Okay, now I'm just starting to rant... but my point is that relationships can still work, but it's exceedingly rare to find two people who both have what it takes and want it with each other. And even then, it's not easy.

Edited by TunaInTheBrine
Posted

Other than a three year period, age 26-29, when I was engaged, and a similar number, age 32-35. when I got married for a while 6 months, I have lived a non-monogamous life style. The world was full of beautiful women, and I wanted to kiss as many as possible.

I liked living alone, as it meant I could do what I wanted, whenever I wanted and with whom ever I wanted. I had nobody to answer to.

Do not get me wrong, as I very much loved my ex-fiancé and Ex-wife and truly wish we had lasted for ever.

For me to fall in love she had to be extraordinary good looking, and long legs.

I had a great sex life, with partners running into the triple digits.

All of that came to an abrupt stop a little more than 20 years ago. Second date, first kiss, and I went home that night feeling totally lonely. I can't explain it.
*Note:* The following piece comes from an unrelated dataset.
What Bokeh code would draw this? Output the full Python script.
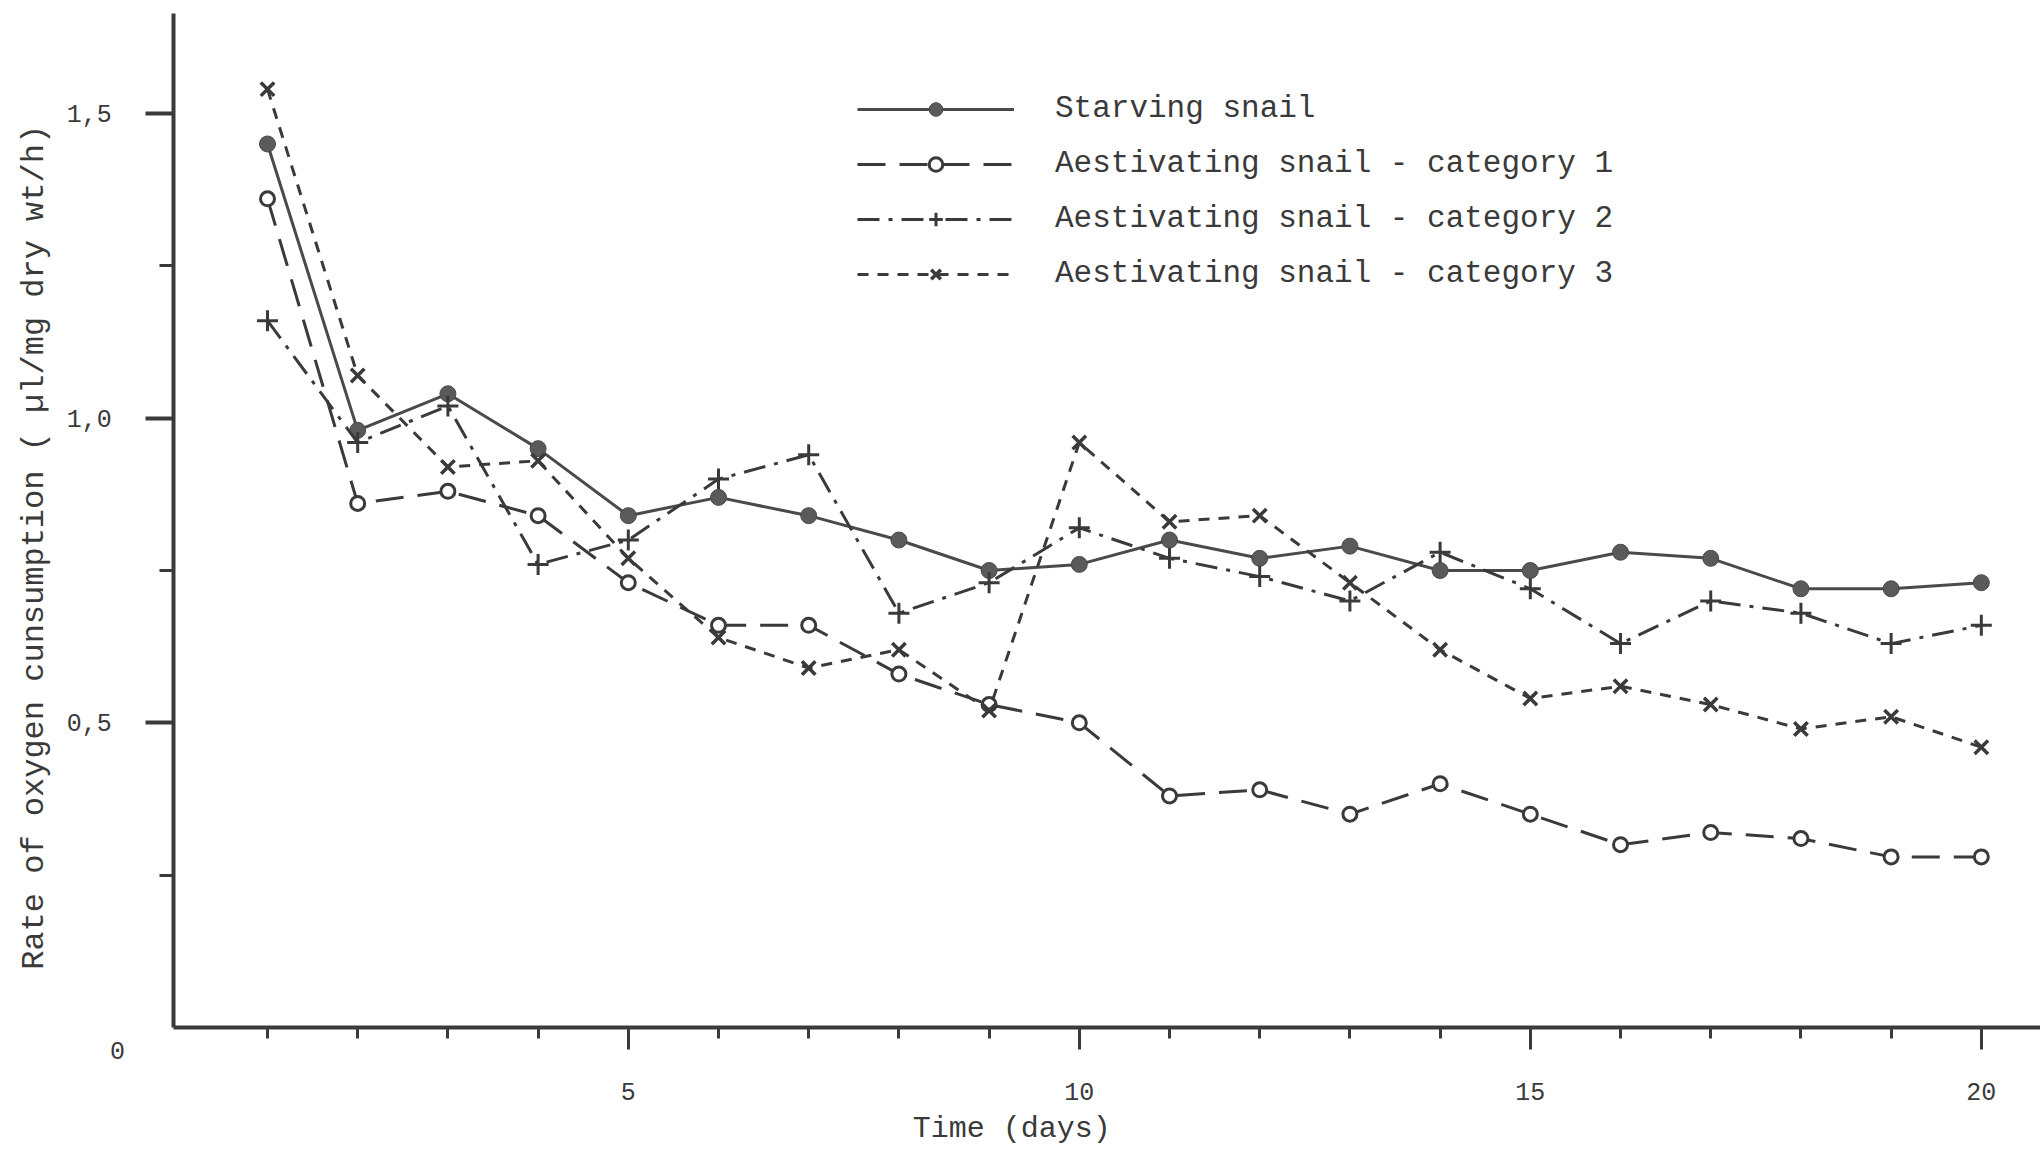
import math
from bokeh.plotting import figure
from bokeh.models import (FixedTicker, CustomJSTickFormatter, Legend, LegendItem, Label, Range1d)
from bokeh.embed import file_html
from bokeh.resources import INLINE

days = list(range(1, 21))
starving = [1.45, 0.98, 1.04, 0.95, 0.84, 0.87, 0.84, 0.80, 0.75, 0.76,
            0.80, 0.77, 0.79, 0.75, 0.75, 0.78, 0.77, 0.72, 0.72, 0.73]
cat1 = [1.36, 0.86, 0.88, 0.84, 0.73, 0.66, 0.66, 0.58, 0.53, 0.50,
        0.38, 0.39, 0.35, 0.40, 0.35, 0.30, 0.32, 0.31, 0.28, 0.28]
cat2 = [1.16, 0.96, 1.02, 0.76, 0.80, 0.90, 0.94, 0.68, 0.73, 0.82,
        0.77, 0.74, 0.70, 0.78, 0.72, 0.63, 0.70, 0.68, 0.63, 0.66]
cat3 = [1.54, 1.07, 0.92, 0.93, 0.77, 0.64, 0.59, 0.62, 0.52, 0.96,
        0.83, 0.84, 0.73, 0.62, 0.54, 0.56, 0.53, 0.49, 0.51, 0.46]

series_names = ["Starving snail",
                "Aestivating snail - category 1",
                "Aestivating snail - category 2",
                "Aestivating snail - category 3"]
x_major_ticks = [5, 10, 15, 20]
y_major_ticks = [0.5, 1.0, 1.5]
y_minor_ticks = [0.25, 0.75, 1.25]
x_title = "Time  (days)"
y_title = "Rate of oxygen cunsumption ( \u00b5l/mg dry wt/h)"
origin_label = "0"

FONT = "Liberation Mono"
INK = "#3a3a3a"

W, H = 2040, 1150
X0, X1 = -1.96, 20.656
Y0, Y1 = -0.2019, 1.6855
AX_X = -0.04      # where the y axis stands
AX_TOP = 1.664    # top end of the y axis line

p = figure(width=W, height=H, output_backend="svg", toolbar_location=None,
           x_range=Range1d(X0, X1), y_range=Range1d(Y0, Y1),
           min_border_left=0, min_border_right=0, min_border_top=0,
           min_border_bottom=0)
p.outline_line_color = None
p.xgrid.grid_line_color = None
p.ygrid.grid_line_color = None
p.background_fill_color = "white"
p.border_fill_color = "white"

# axes (placed inside the frame at the origin)
xa = p.xaxis[0]
xa.fixed_location = 0
xa.bounds = (AX_X, X1)
xa.ticker = FixedTicker(ticks=x_major_ticks, minor_ticks=days)
xa.axis_line_width = 4
xa.axis_line_color = INK
xa.major_tick_line_width = 3
xa.major_tick_line_color = INK
xa.minor_tick_line_width = 3
xa.minor_tick_line_color = INK
xa.major_tick_out = 22
xa.major_tick_in = 0
xa.minor_tick_out = 11
xa.minor_tick_in = 0
xa.major_label_standoff = 34
xa.major_label_text_font = FONT
xa.major_label_text_font_size = "25px"
xa.major_label_text_color = INK

ya = p.yaxis[0]
ya.fixed_location = AX_X
ya.bounds = (0, AX_TOP)
ya.ticker = FixedTicker(ticks=y_major_ticks, minor_ticks=y_minor_ticks)
ya.formatter = CustomJSTickFormatter(code="return tick.toFixed(1).replace('.', ',');")
ya.axis_line_width = 4
ya.axis_line_color = INK
ya.major_tick_line_width = 4
ya.major_tick_line_color = INK
ya.minor_tick_line_width = 3
ya.minor_tick_line_color = INK
ya.major_tick_out = 28
ya.major_tick_in = 0
ya.minor_tick_out = 14
ya.minor_tick_in = 0
ya.major_label_standoff = 34
ya.major_label_text_font = FONT
ya.major_label_text_font_size = "25px"
ya.major_label_text_color = INK

# series
r0l = p.line(days, starving, line_color="#4a4a4a", line_width=3)
r0m = p.scatter(days, starving, marker="circle", size=16, fill_color="#5a5a5a",
                line_color="#4a4a4a", line_width=1)
r1l = p.line(days, cat1, line_color=INK, line_width=3, line_dash="28 14")
r1m = p.scatter(days, cat1, marker="circle", size=14, fill_color="white",
                line_color=INK, line_width=3)
r2l = p.line(days, cat2, line_color=INK, line_width=3, line_dash="22 9 4 9")
r2m = p.scatter(days, cat2, marker="cross", size=21, line_color=INK, line_width=3)
r3l = p.line(days, cat3, line_color=INK, line_width=3, line_dash="11 9")
r3m = p.scatter(days, cat3, marker="x", size=19, line_color=INK, line_width=3.5)

legend = Legend(items=[
    LegendItem(label=series_names[0], renderers=[r0l, r0m]),
    LegendItem(label=series_names[1], renderers=[r1l, r1m]),
    LegendItem(label=series_names[2], renderers=[r2l, r2m]),
    LegendItem(label=series_names[3], renderers=[r3l, r3m]),
], location=(857, 859))
legend.glyph_width = 157
legend.glyph_height = 34
legend.label_height = 34
legend.spacing = 20
legend.label_standoff = 41
legend.padding = 0
legend.margin = 0
legend.border_line_alpha = 0
legend.background_fill_alpha = 0
legend.label_text_font = FONT
legend.label_text_font_size = "31px"
legend.label_text_color = INK
legend.label_text_baseline = "middle"
p.add_layout(legend)

# axis titles and the origin label
p.add_layout(Label(x=9.35, y=-0.166, text=x_title,
                   text_font=FONT, text_font_size="30px", text_color=INK,
                   text_align="center", text_baseline="middle"))
p.add_layout(Label(x=-1.583, y=0.788, text=y_title,
                   angle=math.pi / 2, text_font=FONT, text_font_size="32px",
                   text_color=INK, text_align="center", text_baseline="middle"))
p.add_layout(Label(x=-0.663, y=-0.038, text=origin_label,
                   text_font=FONT, text_font_size="25px", text_color=INK,
                   text_align="center", text_baseline="middle"))

open("out.html", "w").write(file_html(p, INLINE))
I do have one major regret, in that I never had any kids. And now that I am retired, I truly wish I had some grandkids to teach how to fish, etc.

Posted

My two cents if you prefer monogamy then look for someone else who shares your values there.

 

I've tried both. I think the open one can be harder (assuming you mean poly) because you have someone having to take into account other people's feelings, time for you, etc. This is assuming you can get past the jealousy issues that a lot of people can't.

 

In any case, I think open communication where you communicate anything openly and compromise is the key. You need this to make any relationships work - mono or poly.

 

If you mean swinging then I consider that differently since the side relationship is purely sexual and often short-term.

Posted
For those of you who have switched from monogamy in your dating and love life to non-monogamy, how was the transition for you? What were some of the initial challenges early on? Has it gotten easier over time, or more difficult? How have you approached non-monogamy in a culture that still stamps itself as largely monogamous, even though statistics are increasingly demonstrating a very different cultural image? Are you satisfied with your new lifestyle moreso than your previous one? If so/if not, why?

 

After leaving my ex 16 years ago (long term monogamy; and like you, I've never cheated), I had the opportunity to try ethical non-monogamy. My next relationship has been open and/or poly for 16 years. Basically, we are totally devoted to each other and happily married, but both have other partners when we wish or opportunity arises that we want to pursue. So, we practice social/legal monogamy, but not sexual monogamy.

 

It was a bit disconcerting at first, but I've always had non-monogamous beliefs. It's definitely gotten easier over time. Our first experience was a poly relationship, where we each had another serious partner. They eventually moved on, and we got into swinging. That's been a lot of fun, and we do that together - it's probably the easiest form of non-monogamy, IMO. Now, we mostly do our own thing but keep each other informed. It works very well for us, and while it provides some variety and fun, it also helps us appreciate each other all the more.

 

Since it's all in the open, we don't have any concerns about cheating. What would be the point, after all? And being poly-oriented, it's not a problem if we develop some feelings for someone else.

Posted

Tuna, it kinda sounds like a bit of a knee jerk reaction to me. Though it's not a bad idea to consider other options, you sound like you are really looking for a monogamous and long term relationship.

Personally, I have very little interest in ever getting into another ltr. I've had 3, spanning half my life (most of my adult life) so been there, done that. I think im probably a much better candidate for non monogamy than you, but even I am struggling with the concept. I think I'm happier being casual with one girl at a time.